(Rows from a dataset of charts and code)
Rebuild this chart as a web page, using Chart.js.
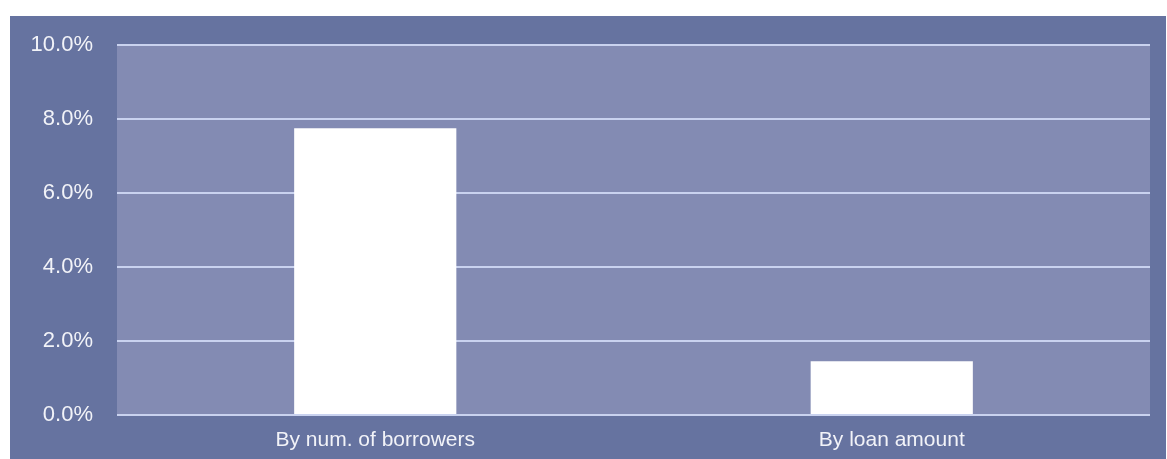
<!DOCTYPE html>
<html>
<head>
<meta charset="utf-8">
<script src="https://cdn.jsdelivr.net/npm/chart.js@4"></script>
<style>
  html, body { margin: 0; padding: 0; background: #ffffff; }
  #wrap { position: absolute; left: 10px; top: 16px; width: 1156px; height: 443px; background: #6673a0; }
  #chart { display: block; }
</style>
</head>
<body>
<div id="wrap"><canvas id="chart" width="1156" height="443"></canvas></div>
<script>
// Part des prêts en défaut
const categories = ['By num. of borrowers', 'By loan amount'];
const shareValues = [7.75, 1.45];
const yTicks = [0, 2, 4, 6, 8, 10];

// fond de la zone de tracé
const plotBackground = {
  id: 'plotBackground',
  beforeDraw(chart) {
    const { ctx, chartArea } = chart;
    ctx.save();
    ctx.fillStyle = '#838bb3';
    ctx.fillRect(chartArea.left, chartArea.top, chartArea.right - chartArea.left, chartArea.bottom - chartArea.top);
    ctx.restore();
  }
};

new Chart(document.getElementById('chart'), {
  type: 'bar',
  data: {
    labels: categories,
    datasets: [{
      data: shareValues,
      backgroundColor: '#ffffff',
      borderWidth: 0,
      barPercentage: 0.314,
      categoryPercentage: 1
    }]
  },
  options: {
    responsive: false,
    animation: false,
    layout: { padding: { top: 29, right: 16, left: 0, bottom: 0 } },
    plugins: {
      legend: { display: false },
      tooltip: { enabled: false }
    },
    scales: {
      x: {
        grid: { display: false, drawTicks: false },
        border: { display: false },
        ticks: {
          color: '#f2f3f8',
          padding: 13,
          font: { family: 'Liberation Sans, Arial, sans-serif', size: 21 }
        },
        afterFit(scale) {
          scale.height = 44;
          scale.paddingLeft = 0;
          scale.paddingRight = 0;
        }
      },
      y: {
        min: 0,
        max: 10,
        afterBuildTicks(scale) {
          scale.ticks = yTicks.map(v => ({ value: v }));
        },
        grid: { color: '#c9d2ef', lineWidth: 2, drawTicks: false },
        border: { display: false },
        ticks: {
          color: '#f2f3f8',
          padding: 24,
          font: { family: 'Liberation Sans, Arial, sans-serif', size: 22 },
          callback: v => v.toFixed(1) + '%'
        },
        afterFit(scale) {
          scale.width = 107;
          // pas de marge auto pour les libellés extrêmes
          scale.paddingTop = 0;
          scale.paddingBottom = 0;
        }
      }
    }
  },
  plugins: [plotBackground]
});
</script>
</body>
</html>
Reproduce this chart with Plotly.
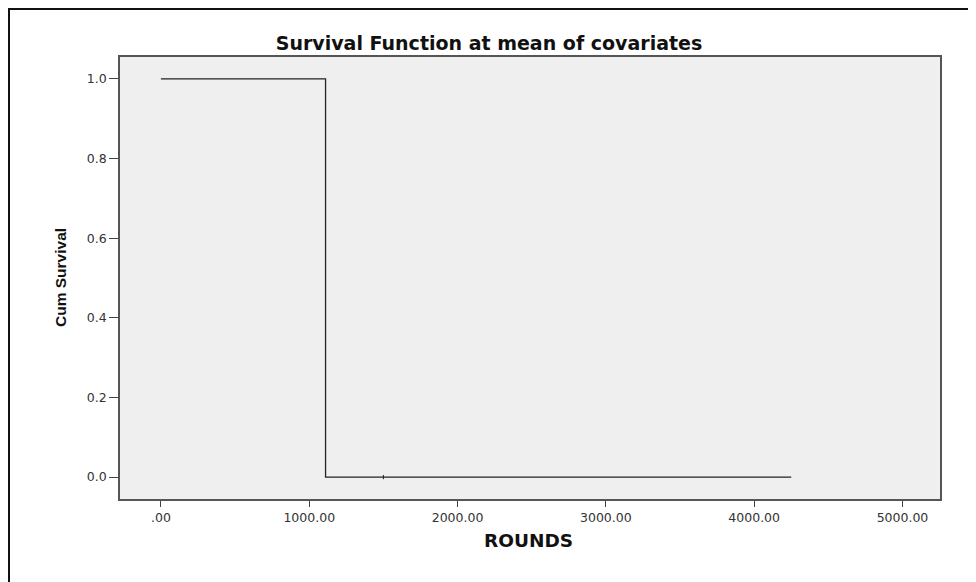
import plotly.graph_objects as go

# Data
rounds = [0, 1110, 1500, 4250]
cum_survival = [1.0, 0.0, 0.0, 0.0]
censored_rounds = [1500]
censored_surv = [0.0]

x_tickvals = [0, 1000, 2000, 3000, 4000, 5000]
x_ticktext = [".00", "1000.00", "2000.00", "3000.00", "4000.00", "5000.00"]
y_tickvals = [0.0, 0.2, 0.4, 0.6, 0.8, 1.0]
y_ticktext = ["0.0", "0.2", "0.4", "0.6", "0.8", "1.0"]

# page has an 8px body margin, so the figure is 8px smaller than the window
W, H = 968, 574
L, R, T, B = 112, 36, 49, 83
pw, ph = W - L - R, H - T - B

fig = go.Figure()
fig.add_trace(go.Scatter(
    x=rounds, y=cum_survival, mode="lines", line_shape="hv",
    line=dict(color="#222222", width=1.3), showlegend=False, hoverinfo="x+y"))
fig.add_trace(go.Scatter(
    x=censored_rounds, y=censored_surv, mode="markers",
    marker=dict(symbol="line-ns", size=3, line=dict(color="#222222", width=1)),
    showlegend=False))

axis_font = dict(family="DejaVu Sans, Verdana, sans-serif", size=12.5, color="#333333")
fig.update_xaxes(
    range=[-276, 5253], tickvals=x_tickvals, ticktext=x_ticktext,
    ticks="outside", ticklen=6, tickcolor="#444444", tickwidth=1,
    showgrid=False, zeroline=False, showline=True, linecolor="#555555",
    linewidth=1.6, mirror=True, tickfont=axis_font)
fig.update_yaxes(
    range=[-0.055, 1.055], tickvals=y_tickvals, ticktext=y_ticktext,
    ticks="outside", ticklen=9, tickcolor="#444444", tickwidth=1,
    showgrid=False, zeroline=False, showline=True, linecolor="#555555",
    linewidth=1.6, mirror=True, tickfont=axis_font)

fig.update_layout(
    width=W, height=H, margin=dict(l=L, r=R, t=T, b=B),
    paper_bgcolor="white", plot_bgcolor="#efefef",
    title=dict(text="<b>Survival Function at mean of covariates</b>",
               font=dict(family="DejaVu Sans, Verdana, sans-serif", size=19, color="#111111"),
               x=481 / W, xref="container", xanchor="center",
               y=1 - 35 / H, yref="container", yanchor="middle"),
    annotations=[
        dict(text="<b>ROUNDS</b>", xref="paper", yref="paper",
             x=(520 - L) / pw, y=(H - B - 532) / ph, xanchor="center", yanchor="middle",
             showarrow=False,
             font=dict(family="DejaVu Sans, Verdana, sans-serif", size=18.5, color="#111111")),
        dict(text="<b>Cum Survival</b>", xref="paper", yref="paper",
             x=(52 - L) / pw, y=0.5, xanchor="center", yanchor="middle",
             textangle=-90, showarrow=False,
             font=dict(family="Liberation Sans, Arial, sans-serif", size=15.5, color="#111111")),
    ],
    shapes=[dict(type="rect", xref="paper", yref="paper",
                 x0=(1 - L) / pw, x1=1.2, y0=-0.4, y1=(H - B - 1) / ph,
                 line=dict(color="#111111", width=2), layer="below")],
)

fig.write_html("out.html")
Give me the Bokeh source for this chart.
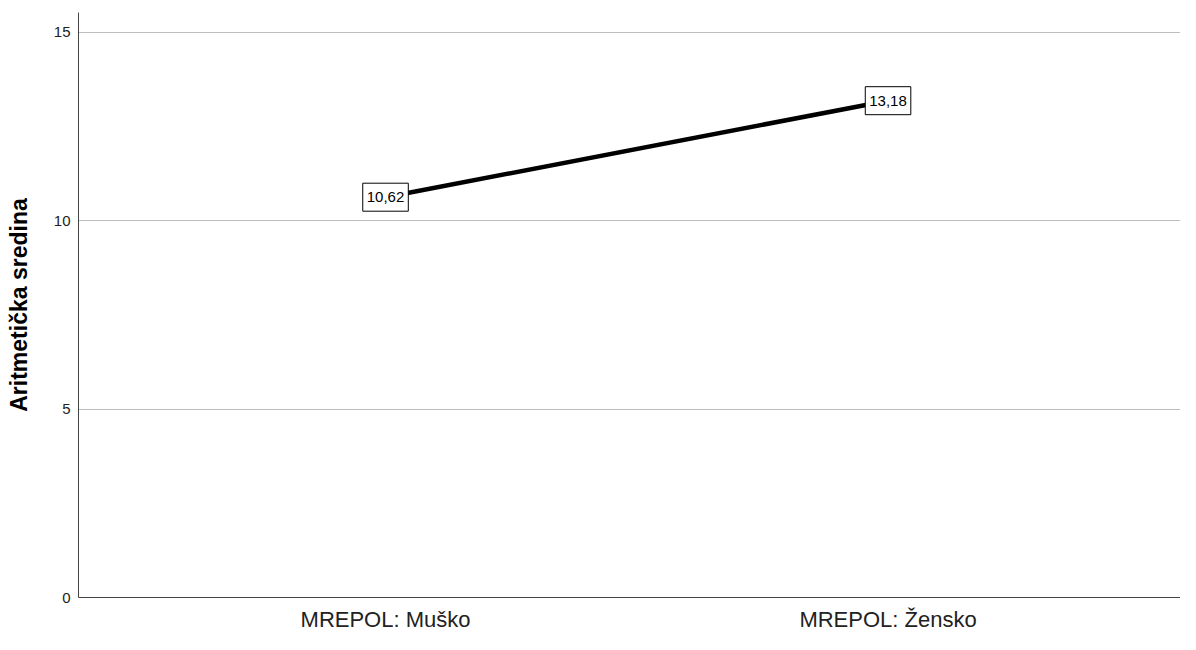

### Requirement:
Write out the full set of lines verbatim, without the pictures.

### Complete output:
Rebuild this chart as a web page, using Chart.js.
<!DOCTYPE html>
<html>
<head>
<meta charset="utf-8">
<script src="https://cdn.jsdelivr.net/npm/chart.js@4"></script>
<style>
  html, body { margin: 0; padding: 0; background: #ffffff; }
  #wrap { position: absolute; left: 10px; top: 16px; width: 1156px; height: 443px; background: #6673a0; }
  #chart { display: block; }
</style>
</head>
<body>
<div id="wrap"><canvas id="chart" width="1156" height="443"></canvas></div>
<script>
// Part des prêts en défaut
const categories = ['By num. of borrowers', 'By loan amount'];
const shareValues = [7.75, 1.45];
const yTicks = [0, 2, 4, 6, 8, 10];

// fond de la zone de tracé
const plotBackground = {
  id: 'plotBackground',
  beforeDraw(chart) {
    const { ctx, chartArea } = chart;
    ctx.save();
    ctx.fillStyle = '#838bb3';
    ctx.fillRect(chartArea.left, chartArea.top, chartArea.right - chartArea.left, chartArea.bottom - chartArea.top);
    ctx.restore();
  }
};

new Chart(document.getElementById('chart'), {
  type: 'bar',
  data: {
    labels: categories,
    datasets: [{
      data: shareValues,
      backgroundColor: '#ffffff',
      borderWidth: 0,
      barPercentage: 0.314,
      categoryPercentage: 1
    }]
  },
  options: {
    responsive: false,
    animation: false,
    layout: { padding: { top: 29, right: 16, left: 0, bottom: 0 } },
    plugins: {
      legend: { display: false },
      tooltip: { enabled: false }
    },
    scales: {
      x: {
        grid: { display: false, drawTicks: false },
        border: { display: false },
        ticks: {
          color: '#f2f3f8',
          padding: 13,
          font: { family: 'Liberation Sans, Arial, sans-serif', size: 21 }
        },
        afterFit(scale) {
          scale.height = 44;
          scale.paddingLeft = 0;
          scale.paddingRight = 0;
        }
      },
      y: {
        min: 0,
        max: 10,
        afterBuildTicks(scale) {
          scale.ticks = yTicks.map(v => ({ value: v }));
        },
        grid: { color: '#c9d2ef', lineWidth: 2, drawTicks: false },
        border: { display: false },
        ticks: {
          color: '#f2f3f8',
          padding: 24,
          font: { family: 'Liberation Sans, Arial, sans-serif', size: 22 },
          callback: v => v.toFixed(1) + '%'
        },
        afterFit(scale) {
          scale.width = 107;
          // pas de marge auto pour les libellés extrêmes
          scale.paddingTop = 0;
          scale.paddingBottom = 0;
        }
      }
    }
  },
  plugins: [plotBackground]
});
</script>
</body>
</html>
Reproduce this chart with Plotly.
import plotly.graph_objects as go

# Data
rounds = [0, 1110, 1500, 4250]
cum_survival = [1.0, 0.0, 0.0, 0.0]
censored_rounds = [1500]
censored_surv = [0.0]

x_tickvals = [0, 1000, 2000, 3000, 4000, 5000]
x_ticktext = [".00", "1000.00", "2000.00", "3000.00", "4000.00", "5000.00"]
y_tickvals = [0.0, 0.2, 0.4, 0.6, 0.8, 1.0]
y_ticktext = ["0.0", "0.2", "0.4", "0.6", "0.8", "1.0"]

# page has an 8px body margin, so the figure is 8px smaller than the window
W, H = 968, 574
L, R, T, B = 112, 36, 49, 83
pw, ph = W - L - R, H - T - B

fig = go.Figure()
fig.add_trace(go.Scatter(
    x=rounds, y=cum_survival, mode="lines", line_shape="hv",
    line=dict(color="#222222", width=1.3), showlegend=False, hoverinfo="x+y"))
fig.add_trace(go.Scatter(
    x=censored_rounds, y=censored_surv, mode="markers",
    marker=dict(symbol="line-ns", size=3, line=dict(color="#222222", width=1)),
    showlegend=False))

axis_font = dict(family="DejaVu Sans, Verdana, sans-serif", size=12.5, color="#333333")
fig.update_xaxes(
    range=[-276, 5253], tickvals=x_tickvals, ticktext=x_ticktext,
    ticks="outside", ticklen=6, tickcolor="#444444", tickwidth=1,
    showgrid=False, zeroline=False, showline=True, linecolor="#555555",
    linewidth=1.6, mirror=True, tickfont=axis_font)
fig.update_yaxes(
    range=[-0.055, 1.055], tickvals=y_tickvals, ticktext=y_ticktext,
    ticks="outside", ticklen=9, tickcolor="#444444", tickwidth=1,
    showgrid=False, zeroline=False, showline=True, linecolor="#555555",
    linewidth=1.6, mirror=True, tickfont=axis_font)

fig.update_layout(
    width=W, height=H, margin=dict(l=L, r=R, t=T, b=B),
    paper_bgcolor="white", plot_bgcolor="#efefef",
    title=dict(text="<b>Survival Function at mean of covariates</b>",
               font=dict(family="DejaVu Sans, Verdana, sans-serif", size=19, color="#111111"),
               x=481 / W, xref="container", xanchor="center",
               y=1 - 35 / H, yref="container", yanchor="middle"),
    annotations=[
        dict(text="<b>ROUNDS</b>", xref="paper", yref="paper",
             x=(520 - L) / pw, y=(H - B - 532) / ph, xanchor="center", yanchor="middle",
             showarrow=False,
             font=dict(family="DejaVu Sans, Verdana, sans-serif", size=18.5, color="#111111")),
        dict(text="<b>Cum Survival</b>", xref="paper", yref="paper",
             x=(52 - L) / pw, y=0.5, xanchor="center", yanchor="middle",
             textangle=-90, showarrow=False,
             font=dict(family="Liberation Sans, Arial, sans-serif", size=15.5, color="#111111")),
    ],
    shapes=[dict(type="rect", xref="paper", yref="paper",
                 x0=(1 - L) / pw, x1=1.2, y0=-0.4, y1=(H - B - 1) / ph,
                 line=dict(color="#111111", width=2), layer="below")],
)

fig.write_html("out.html")
Give me the Bokeh source for this chart.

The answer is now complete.